# Material provided start

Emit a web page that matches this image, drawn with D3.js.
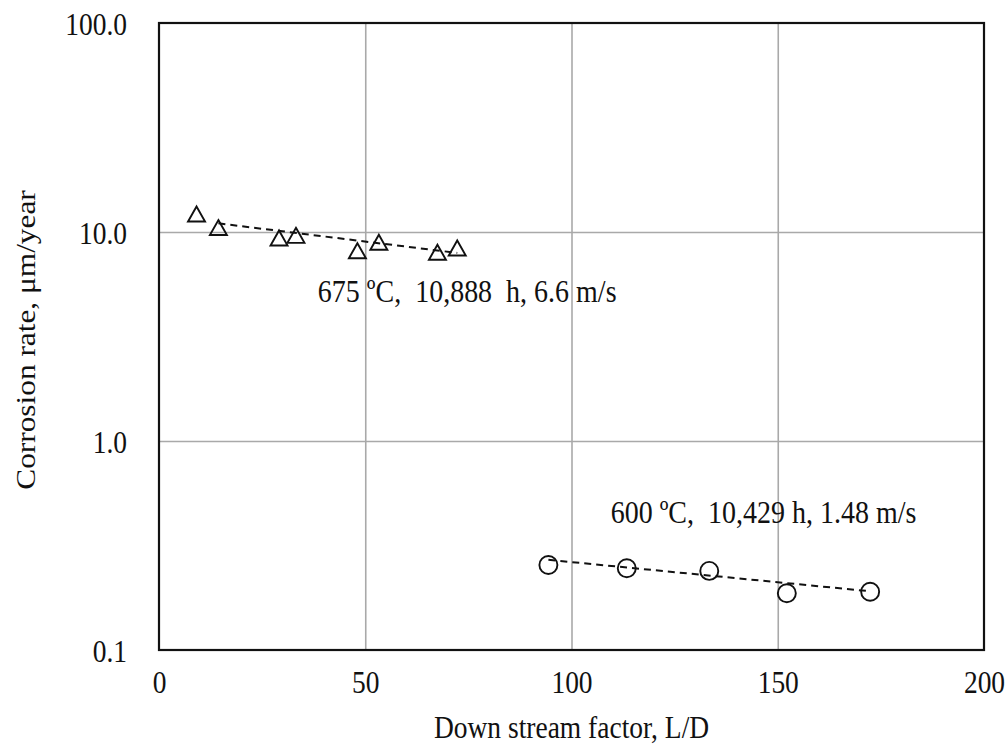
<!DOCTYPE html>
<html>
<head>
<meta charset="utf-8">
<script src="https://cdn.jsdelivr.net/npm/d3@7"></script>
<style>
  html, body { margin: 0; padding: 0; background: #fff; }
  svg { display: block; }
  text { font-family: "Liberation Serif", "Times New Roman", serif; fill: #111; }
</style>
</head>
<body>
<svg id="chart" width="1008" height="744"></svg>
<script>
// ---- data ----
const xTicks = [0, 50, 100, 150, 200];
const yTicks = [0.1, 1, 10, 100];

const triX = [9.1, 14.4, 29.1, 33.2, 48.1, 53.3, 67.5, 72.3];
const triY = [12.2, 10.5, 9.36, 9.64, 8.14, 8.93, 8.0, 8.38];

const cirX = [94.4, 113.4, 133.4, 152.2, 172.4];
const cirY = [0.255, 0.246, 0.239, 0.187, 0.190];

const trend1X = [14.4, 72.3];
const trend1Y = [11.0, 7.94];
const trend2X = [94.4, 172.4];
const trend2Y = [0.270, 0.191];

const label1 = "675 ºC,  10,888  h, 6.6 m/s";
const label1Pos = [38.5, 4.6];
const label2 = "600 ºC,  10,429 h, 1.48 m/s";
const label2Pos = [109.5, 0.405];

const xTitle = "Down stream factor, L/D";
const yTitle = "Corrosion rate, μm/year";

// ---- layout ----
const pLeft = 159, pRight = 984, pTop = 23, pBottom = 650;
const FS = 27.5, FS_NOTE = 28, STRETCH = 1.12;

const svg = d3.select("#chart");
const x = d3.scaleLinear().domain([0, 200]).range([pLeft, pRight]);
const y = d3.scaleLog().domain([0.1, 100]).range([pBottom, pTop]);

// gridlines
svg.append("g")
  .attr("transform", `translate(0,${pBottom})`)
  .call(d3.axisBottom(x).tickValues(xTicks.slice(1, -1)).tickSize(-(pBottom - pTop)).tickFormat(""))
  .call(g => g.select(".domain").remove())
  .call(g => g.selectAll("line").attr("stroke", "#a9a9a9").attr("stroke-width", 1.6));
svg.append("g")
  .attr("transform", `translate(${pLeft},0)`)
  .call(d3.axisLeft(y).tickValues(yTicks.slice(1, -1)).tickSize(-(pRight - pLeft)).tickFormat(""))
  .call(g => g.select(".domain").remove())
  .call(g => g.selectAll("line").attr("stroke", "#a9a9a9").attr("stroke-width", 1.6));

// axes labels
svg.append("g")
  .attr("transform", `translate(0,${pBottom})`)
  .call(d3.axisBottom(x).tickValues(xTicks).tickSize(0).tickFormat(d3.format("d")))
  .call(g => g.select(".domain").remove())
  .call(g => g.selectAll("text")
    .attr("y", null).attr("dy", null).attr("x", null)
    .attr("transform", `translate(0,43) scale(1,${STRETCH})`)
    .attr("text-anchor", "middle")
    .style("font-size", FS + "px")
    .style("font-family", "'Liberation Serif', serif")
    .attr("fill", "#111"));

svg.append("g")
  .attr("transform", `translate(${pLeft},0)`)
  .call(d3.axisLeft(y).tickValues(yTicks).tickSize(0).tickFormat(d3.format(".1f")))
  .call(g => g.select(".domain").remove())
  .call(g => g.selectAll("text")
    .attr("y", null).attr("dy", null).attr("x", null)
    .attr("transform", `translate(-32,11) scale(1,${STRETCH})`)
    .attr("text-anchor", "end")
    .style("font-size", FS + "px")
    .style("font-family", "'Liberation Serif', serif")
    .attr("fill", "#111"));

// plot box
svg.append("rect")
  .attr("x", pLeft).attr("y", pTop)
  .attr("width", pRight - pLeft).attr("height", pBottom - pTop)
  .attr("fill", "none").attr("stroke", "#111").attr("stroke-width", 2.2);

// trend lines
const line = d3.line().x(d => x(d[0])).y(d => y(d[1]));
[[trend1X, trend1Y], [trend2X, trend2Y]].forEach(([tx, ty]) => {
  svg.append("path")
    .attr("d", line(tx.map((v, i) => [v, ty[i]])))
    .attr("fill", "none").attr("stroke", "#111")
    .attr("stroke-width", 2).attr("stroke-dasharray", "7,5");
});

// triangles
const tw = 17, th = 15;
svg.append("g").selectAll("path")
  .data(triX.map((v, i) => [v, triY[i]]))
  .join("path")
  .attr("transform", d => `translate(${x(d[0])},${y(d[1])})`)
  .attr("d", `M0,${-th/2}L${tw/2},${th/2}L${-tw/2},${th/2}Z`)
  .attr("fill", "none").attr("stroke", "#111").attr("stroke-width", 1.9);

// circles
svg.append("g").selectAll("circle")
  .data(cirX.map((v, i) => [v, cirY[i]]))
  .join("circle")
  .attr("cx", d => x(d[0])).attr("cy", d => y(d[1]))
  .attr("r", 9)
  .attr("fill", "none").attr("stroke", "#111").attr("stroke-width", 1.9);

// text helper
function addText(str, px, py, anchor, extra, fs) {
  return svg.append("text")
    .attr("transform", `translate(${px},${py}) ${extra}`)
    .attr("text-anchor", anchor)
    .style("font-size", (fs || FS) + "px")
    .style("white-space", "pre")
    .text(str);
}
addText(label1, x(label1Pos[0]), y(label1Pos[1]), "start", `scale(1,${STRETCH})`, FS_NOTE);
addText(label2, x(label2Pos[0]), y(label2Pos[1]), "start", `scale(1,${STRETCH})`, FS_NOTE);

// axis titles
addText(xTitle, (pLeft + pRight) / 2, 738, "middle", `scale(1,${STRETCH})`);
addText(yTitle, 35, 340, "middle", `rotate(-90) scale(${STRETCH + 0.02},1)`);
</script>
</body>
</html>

# Material provided end
# Material provided start

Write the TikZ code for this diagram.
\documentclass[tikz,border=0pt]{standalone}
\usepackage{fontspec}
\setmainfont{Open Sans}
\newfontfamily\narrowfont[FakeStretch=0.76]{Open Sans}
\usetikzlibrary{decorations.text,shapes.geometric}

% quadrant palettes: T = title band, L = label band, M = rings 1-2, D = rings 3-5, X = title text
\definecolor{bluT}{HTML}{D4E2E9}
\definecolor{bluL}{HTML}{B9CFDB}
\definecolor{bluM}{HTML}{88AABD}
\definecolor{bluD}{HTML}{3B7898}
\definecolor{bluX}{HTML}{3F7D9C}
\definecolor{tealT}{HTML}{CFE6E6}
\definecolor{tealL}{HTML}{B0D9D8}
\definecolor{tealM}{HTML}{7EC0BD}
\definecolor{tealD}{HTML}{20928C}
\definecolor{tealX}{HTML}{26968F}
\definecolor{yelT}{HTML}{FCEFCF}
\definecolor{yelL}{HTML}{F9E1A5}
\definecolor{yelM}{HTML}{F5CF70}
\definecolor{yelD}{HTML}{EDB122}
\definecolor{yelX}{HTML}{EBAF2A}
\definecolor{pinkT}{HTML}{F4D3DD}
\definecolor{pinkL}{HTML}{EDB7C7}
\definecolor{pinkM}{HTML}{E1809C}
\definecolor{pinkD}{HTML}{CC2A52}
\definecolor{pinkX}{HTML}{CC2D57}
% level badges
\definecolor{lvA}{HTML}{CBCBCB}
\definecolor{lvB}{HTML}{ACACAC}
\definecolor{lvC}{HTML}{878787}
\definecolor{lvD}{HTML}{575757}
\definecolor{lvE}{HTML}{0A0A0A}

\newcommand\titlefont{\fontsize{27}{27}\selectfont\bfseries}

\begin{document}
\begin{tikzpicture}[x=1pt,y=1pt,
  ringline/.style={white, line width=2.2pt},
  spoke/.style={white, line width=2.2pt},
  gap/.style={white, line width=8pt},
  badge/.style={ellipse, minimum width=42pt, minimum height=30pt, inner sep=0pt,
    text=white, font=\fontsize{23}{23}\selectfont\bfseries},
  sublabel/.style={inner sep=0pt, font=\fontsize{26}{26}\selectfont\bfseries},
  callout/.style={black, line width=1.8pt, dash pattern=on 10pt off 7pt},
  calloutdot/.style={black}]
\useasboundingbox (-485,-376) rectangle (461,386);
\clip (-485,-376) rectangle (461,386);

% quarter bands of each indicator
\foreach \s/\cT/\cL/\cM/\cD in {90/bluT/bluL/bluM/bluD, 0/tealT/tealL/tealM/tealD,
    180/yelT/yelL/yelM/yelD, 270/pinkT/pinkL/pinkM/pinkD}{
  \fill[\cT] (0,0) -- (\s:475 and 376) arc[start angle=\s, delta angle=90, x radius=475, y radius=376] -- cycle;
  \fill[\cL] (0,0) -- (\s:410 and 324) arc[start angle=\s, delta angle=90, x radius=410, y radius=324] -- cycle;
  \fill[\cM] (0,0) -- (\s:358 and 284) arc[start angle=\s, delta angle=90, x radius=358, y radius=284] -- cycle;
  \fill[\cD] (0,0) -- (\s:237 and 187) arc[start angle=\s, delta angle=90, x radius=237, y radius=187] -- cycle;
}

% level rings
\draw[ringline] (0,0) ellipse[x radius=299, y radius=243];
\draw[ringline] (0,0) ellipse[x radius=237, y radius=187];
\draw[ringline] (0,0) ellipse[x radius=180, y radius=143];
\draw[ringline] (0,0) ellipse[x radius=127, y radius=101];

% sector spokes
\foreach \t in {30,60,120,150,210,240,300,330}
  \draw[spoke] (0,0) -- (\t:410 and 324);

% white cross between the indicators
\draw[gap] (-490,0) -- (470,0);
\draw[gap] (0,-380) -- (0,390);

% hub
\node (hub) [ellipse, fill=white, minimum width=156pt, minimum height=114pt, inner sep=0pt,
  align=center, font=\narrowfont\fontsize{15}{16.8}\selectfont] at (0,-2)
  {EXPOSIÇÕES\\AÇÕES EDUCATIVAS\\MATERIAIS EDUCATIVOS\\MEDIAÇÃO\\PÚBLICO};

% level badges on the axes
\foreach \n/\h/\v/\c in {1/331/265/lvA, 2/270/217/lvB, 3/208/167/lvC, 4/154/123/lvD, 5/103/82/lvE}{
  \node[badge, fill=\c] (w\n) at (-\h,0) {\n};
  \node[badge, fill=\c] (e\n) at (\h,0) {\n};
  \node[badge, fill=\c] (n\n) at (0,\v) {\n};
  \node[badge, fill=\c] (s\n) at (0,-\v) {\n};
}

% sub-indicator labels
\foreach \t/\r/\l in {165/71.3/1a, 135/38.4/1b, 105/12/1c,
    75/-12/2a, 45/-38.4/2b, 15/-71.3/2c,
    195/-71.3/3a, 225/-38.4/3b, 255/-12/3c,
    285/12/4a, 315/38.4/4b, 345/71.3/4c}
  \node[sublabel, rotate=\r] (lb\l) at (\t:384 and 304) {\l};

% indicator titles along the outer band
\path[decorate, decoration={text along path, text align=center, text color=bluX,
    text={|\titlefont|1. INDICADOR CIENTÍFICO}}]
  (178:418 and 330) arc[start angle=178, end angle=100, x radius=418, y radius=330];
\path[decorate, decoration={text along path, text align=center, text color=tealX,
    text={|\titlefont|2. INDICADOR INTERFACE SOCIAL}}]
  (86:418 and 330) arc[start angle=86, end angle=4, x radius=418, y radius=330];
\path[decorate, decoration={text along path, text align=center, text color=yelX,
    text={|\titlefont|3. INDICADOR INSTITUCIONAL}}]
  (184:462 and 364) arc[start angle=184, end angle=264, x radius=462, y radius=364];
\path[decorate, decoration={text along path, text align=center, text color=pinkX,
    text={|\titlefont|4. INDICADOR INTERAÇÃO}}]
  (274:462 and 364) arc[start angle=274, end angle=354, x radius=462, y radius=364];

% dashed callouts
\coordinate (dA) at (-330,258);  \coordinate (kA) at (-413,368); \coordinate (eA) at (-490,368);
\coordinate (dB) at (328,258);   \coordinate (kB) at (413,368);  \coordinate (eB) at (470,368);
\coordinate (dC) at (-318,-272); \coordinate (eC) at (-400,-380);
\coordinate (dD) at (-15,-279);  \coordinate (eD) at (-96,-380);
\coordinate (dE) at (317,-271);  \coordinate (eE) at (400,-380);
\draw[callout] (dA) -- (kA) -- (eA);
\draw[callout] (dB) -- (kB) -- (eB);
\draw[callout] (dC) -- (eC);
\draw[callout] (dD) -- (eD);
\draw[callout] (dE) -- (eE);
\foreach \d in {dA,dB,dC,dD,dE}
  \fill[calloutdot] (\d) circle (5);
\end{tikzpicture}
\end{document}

# Material provided end
# Material provided start

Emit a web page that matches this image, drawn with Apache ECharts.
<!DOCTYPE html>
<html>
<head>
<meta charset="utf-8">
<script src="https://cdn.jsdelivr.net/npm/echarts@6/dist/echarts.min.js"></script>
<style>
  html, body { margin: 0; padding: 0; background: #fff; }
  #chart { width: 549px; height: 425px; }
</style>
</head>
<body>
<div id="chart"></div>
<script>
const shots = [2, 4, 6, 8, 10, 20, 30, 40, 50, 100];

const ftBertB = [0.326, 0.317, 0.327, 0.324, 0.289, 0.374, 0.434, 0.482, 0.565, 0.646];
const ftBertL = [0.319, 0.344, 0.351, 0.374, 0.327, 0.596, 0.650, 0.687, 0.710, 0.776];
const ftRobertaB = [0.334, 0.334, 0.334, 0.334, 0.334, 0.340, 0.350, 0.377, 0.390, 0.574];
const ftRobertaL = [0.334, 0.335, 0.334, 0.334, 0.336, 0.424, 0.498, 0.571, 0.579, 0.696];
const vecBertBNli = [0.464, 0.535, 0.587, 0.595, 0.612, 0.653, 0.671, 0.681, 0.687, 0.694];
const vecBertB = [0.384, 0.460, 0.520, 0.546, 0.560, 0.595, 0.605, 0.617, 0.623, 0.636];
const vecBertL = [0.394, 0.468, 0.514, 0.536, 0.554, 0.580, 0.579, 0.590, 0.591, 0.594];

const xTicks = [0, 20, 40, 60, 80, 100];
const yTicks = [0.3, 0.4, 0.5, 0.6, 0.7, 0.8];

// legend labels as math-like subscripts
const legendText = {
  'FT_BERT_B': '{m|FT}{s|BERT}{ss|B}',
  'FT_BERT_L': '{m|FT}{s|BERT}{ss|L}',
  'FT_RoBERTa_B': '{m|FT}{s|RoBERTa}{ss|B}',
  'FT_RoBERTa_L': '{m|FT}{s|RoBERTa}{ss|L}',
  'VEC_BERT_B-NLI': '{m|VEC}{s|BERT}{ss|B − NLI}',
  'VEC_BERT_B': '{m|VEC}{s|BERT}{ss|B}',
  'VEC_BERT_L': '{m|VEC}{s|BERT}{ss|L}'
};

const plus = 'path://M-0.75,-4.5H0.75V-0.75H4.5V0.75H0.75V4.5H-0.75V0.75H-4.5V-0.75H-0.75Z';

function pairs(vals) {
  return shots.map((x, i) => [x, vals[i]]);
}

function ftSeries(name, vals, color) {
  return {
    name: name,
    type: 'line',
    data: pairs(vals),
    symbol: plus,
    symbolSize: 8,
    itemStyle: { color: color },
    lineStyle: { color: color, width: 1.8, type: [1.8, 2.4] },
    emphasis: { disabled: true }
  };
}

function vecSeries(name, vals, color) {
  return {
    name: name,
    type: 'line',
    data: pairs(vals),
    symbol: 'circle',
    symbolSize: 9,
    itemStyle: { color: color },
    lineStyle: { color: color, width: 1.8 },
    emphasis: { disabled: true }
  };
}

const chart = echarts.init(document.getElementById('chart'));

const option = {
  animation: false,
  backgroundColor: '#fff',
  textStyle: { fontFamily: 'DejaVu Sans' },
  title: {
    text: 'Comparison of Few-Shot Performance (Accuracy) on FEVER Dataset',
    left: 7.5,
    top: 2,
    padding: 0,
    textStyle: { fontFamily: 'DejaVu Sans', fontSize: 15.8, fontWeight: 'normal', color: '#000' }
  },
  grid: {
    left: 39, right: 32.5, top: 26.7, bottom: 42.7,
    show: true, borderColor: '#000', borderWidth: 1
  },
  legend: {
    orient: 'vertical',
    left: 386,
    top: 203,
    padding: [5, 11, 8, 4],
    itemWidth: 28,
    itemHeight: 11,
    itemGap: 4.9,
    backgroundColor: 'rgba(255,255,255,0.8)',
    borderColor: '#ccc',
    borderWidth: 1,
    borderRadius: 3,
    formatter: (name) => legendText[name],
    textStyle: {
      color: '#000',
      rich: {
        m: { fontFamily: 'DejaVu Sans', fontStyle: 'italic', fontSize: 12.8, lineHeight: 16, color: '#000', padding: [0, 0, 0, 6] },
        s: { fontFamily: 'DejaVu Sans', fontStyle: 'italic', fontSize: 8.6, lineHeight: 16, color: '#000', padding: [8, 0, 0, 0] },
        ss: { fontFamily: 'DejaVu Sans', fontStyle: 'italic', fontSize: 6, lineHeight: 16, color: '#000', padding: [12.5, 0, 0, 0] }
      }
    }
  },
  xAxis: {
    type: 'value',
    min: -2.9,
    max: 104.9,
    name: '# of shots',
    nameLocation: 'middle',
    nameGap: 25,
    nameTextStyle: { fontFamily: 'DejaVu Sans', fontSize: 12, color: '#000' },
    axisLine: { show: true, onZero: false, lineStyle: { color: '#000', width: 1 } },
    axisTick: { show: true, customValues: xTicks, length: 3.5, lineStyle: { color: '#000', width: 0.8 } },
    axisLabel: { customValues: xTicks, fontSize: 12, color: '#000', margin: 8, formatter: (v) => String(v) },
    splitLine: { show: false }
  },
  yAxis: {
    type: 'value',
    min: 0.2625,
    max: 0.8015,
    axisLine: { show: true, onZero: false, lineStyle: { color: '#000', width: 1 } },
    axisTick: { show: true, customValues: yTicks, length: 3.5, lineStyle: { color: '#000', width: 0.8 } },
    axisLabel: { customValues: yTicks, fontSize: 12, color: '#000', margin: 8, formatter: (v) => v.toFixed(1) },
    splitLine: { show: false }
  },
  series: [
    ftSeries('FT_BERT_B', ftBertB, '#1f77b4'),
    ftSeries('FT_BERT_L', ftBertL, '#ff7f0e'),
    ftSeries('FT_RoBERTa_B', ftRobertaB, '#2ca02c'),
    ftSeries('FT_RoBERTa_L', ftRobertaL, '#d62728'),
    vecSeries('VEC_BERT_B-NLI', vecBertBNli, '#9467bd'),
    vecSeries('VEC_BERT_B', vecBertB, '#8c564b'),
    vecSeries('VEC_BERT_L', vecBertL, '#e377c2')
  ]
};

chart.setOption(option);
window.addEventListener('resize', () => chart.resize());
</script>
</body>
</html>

# Material provided end

Exercise: All lines above from the one containing "Emit a web page that matches this image, drawn with D3.js." through the one containing "const yTicks = [0.1, 1, 10, 100];" are to be quoted exactly, and only those; pictures are left out.

The response:
Emit a web page that matches this image, drawn with D3.js.
<!DOCTYPE html>
<html>
<head>
<meta charset="utf-8">
<script src="https://cdn.jsdelivr.net/npm/d3@7"></script>
<style>
  html, body { margin: 0; padding: 0; background: #fff; }
  svg { display: block; }
  text { font-family: "Liberation Serif", "Times New Roman", serif; fill: #111; }
</style>
</head>
<body>
<svg id="chart" width="1008" height="744"></svg>
<script>
// ---- data ----
const xTicks = [0, 50, 100, 150, 200];
const yTicks = [0.1, 1, 10, 100];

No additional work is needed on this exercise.